[Data lines]
--------

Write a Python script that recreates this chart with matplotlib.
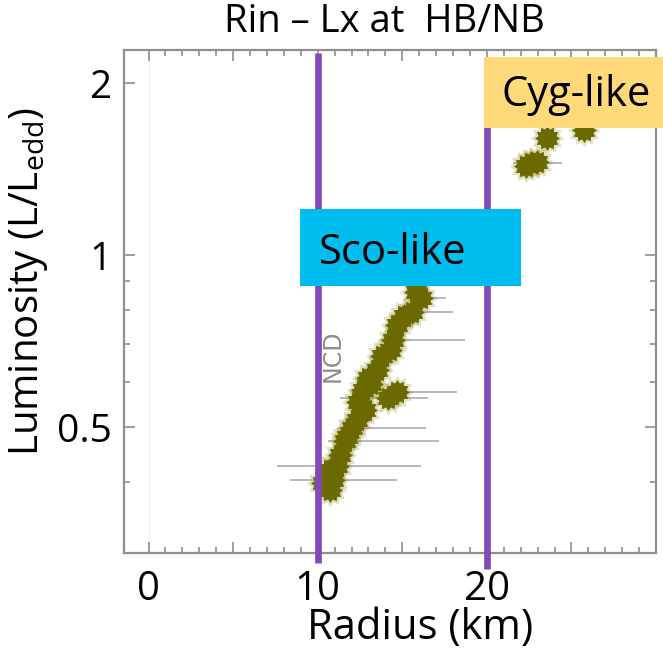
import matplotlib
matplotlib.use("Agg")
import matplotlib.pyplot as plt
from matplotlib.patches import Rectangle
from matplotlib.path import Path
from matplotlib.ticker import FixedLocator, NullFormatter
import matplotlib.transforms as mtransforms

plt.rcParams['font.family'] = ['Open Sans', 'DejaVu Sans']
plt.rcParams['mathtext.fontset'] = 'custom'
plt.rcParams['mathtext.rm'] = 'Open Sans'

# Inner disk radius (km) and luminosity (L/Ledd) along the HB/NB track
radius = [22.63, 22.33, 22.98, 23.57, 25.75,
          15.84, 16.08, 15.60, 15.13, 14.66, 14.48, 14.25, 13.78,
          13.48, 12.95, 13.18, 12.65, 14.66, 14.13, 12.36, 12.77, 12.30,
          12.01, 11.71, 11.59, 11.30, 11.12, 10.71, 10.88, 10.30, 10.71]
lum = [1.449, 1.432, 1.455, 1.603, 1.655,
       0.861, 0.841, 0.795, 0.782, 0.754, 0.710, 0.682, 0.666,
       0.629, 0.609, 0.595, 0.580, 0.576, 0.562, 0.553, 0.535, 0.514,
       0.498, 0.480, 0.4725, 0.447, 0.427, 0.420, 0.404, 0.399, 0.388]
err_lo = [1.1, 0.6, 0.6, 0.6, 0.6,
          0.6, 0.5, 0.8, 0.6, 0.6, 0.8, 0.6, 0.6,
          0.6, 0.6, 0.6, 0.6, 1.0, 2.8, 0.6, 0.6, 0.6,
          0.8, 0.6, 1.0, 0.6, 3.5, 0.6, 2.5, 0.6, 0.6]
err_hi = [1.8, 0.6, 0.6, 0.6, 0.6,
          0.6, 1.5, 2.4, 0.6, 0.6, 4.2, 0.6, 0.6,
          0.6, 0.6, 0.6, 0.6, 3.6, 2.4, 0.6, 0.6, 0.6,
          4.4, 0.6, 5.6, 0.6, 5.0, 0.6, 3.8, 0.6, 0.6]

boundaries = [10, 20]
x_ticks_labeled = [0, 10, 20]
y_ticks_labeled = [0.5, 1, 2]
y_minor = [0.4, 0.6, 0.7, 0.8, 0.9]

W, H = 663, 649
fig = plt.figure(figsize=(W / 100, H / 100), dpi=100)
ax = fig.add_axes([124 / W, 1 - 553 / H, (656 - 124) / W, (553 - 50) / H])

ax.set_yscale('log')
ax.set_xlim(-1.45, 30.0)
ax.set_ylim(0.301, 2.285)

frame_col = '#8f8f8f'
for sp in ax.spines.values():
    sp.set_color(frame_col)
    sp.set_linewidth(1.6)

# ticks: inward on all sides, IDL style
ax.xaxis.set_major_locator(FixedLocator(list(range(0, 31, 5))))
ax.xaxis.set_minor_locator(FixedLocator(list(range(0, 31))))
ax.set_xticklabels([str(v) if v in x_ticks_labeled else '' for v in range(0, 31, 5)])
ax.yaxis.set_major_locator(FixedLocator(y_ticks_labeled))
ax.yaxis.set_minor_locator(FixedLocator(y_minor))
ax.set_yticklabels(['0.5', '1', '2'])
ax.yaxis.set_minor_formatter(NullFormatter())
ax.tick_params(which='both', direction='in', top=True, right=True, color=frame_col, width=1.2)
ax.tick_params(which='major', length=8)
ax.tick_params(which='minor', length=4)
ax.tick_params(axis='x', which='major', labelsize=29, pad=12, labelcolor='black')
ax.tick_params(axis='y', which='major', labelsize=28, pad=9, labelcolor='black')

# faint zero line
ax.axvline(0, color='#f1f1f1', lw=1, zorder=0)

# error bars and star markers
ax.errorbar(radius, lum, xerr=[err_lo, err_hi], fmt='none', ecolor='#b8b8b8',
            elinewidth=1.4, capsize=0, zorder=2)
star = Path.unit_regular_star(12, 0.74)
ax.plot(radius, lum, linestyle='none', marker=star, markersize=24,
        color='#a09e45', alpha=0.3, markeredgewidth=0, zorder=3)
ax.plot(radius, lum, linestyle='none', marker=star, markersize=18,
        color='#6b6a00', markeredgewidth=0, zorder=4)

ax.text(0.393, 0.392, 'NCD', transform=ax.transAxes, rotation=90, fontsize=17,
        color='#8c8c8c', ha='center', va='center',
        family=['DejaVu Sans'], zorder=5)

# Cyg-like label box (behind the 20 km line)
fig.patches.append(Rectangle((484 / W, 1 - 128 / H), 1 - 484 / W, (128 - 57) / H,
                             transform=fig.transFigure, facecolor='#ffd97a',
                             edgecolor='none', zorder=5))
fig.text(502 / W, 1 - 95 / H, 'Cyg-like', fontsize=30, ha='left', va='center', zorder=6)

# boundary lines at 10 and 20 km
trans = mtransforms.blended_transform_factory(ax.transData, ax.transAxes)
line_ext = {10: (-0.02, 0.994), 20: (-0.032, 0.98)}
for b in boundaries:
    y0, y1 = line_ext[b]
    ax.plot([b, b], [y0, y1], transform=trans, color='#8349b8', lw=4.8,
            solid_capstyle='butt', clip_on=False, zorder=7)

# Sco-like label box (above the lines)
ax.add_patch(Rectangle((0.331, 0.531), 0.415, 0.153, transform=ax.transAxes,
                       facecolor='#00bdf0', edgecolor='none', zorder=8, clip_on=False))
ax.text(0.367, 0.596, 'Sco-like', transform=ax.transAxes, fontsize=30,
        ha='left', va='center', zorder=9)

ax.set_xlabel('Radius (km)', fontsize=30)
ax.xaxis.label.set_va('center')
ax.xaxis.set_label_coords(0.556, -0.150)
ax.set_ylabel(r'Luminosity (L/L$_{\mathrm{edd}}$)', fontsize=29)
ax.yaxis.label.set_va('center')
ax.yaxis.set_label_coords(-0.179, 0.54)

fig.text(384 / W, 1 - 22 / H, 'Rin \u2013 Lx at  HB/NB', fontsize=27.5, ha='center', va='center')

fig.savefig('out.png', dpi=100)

--------

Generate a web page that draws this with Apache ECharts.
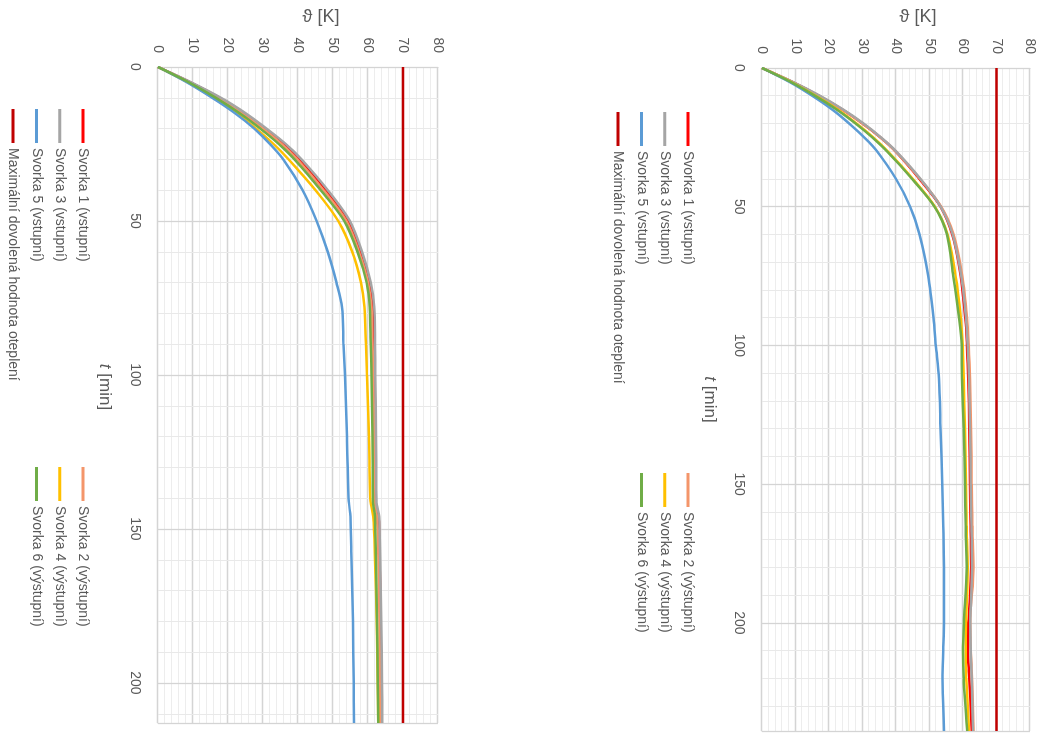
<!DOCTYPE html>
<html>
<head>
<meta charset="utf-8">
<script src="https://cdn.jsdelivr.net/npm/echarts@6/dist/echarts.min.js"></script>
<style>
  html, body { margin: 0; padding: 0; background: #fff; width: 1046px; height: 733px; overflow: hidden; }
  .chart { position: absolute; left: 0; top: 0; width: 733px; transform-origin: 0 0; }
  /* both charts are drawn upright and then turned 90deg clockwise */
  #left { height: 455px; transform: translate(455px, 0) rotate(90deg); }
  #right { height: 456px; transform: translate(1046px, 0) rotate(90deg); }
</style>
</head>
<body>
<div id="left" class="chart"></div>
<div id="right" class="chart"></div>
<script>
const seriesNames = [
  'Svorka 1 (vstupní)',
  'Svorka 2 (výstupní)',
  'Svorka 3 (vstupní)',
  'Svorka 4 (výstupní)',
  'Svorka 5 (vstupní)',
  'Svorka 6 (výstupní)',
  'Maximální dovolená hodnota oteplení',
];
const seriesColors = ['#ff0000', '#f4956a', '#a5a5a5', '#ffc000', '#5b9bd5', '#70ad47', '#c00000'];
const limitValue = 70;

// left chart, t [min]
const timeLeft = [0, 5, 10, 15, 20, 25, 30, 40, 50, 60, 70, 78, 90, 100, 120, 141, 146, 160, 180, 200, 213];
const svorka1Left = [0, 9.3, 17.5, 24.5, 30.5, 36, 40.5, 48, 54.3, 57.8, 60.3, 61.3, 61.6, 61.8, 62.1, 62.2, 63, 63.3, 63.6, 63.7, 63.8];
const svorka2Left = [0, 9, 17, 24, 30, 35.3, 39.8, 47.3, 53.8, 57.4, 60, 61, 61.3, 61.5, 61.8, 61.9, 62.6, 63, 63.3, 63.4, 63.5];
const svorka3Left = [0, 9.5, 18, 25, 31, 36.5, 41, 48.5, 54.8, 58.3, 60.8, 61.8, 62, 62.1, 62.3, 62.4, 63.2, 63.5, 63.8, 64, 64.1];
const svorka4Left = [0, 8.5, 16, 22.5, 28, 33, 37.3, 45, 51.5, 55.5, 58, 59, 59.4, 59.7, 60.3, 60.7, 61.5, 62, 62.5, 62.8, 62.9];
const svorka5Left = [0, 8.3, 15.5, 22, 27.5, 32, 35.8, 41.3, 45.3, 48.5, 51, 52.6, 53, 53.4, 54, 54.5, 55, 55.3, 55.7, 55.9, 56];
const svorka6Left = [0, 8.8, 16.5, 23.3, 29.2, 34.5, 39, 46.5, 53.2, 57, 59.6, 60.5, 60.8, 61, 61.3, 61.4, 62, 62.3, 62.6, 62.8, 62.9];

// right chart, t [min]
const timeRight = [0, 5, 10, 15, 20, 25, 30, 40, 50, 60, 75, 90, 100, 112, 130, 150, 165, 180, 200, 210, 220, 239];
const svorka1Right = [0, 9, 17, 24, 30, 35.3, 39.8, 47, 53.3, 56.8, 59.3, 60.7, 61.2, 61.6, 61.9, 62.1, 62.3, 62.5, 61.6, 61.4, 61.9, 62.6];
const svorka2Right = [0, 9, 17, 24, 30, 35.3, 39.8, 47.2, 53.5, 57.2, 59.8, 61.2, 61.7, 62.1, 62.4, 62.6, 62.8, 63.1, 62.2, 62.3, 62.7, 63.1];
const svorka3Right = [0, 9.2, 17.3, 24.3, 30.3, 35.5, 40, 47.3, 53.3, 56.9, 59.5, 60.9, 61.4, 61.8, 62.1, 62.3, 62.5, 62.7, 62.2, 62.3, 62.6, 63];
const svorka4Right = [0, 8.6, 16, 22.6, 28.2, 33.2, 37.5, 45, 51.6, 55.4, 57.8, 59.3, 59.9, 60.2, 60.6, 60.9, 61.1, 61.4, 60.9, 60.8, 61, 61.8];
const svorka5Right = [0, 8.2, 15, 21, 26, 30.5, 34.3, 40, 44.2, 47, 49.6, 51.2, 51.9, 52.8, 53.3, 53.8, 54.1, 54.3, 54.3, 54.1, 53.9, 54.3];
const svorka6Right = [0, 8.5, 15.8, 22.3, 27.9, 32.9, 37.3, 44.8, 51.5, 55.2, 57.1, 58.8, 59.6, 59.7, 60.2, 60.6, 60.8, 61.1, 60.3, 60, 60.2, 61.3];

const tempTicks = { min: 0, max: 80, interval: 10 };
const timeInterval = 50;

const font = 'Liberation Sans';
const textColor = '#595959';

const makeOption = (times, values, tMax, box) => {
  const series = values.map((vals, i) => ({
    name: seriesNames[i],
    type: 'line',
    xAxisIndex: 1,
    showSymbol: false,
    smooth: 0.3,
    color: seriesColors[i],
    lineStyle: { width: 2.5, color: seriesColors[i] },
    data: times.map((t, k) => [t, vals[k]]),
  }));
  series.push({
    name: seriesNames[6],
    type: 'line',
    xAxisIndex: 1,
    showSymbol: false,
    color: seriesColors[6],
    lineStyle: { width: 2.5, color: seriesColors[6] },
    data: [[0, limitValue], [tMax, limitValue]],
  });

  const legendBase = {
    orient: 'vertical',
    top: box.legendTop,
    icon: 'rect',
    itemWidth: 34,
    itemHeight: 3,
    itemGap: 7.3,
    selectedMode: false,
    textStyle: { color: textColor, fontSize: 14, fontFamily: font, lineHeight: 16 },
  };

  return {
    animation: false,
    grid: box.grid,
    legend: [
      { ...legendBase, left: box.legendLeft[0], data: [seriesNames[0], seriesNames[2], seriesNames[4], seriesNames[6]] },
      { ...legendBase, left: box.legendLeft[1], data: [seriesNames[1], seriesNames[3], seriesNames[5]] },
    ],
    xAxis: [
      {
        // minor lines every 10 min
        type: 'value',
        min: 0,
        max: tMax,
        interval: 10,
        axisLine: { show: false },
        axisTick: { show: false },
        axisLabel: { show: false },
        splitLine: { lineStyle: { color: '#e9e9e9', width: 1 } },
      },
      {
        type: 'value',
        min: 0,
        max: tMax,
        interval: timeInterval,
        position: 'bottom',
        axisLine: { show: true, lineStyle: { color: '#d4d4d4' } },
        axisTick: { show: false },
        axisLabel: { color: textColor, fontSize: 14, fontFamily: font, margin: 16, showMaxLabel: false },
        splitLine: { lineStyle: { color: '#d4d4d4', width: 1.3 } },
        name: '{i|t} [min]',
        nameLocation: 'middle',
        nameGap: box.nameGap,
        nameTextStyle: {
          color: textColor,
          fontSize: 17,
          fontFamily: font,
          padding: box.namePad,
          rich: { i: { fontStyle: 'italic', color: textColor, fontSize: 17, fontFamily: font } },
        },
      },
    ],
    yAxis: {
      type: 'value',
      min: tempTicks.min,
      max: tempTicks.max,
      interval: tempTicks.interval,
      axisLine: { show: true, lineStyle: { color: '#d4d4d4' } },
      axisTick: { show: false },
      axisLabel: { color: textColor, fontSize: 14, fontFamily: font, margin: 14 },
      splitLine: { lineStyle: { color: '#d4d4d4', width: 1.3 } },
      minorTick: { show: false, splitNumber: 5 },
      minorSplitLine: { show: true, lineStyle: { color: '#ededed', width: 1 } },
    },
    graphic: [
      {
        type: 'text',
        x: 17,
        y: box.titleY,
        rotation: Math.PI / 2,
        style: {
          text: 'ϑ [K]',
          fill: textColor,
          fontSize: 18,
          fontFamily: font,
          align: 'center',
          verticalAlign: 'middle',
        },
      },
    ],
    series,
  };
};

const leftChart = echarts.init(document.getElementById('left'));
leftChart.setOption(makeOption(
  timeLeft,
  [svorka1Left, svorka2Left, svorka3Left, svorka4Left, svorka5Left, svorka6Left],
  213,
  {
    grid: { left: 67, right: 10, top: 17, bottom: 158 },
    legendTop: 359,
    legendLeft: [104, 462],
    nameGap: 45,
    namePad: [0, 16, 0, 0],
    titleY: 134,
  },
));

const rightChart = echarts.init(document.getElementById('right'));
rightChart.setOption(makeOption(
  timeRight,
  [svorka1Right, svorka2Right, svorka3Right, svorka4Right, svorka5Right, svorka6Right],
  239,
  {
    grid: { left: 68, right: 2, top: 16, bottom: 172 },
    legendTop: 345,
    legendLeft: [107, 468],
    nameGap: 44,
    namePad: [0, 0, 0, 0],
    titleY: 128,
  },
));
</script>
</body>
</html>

--------

[The task]
Repeat only the lines from the one holding "Write a Python" to the one holding "plt.rcParams['mathtext.rm'] = 'Open Sans'", both ends included, and drop the images.

[Complete output]
Write a Python script that recreates this chart with matplotlib.
import matplotlib
matplotlib.use("Agg")
import matplotlib.pyplot as plt
from matplotlib.patches import Rectangle
from matplotlib.path import Path
from matplotlib.ticker import FixedLocator, NullFormatter
import matplotlib.transforms as mtransforms

plt.rcParams['font.family'] = ['Open Sans', 'DejaVu Sans']
plt.rcParams['mathtext.fontset'] = 'custom'
plt.rcParams['mathtext.rm'] = 'Open Sans'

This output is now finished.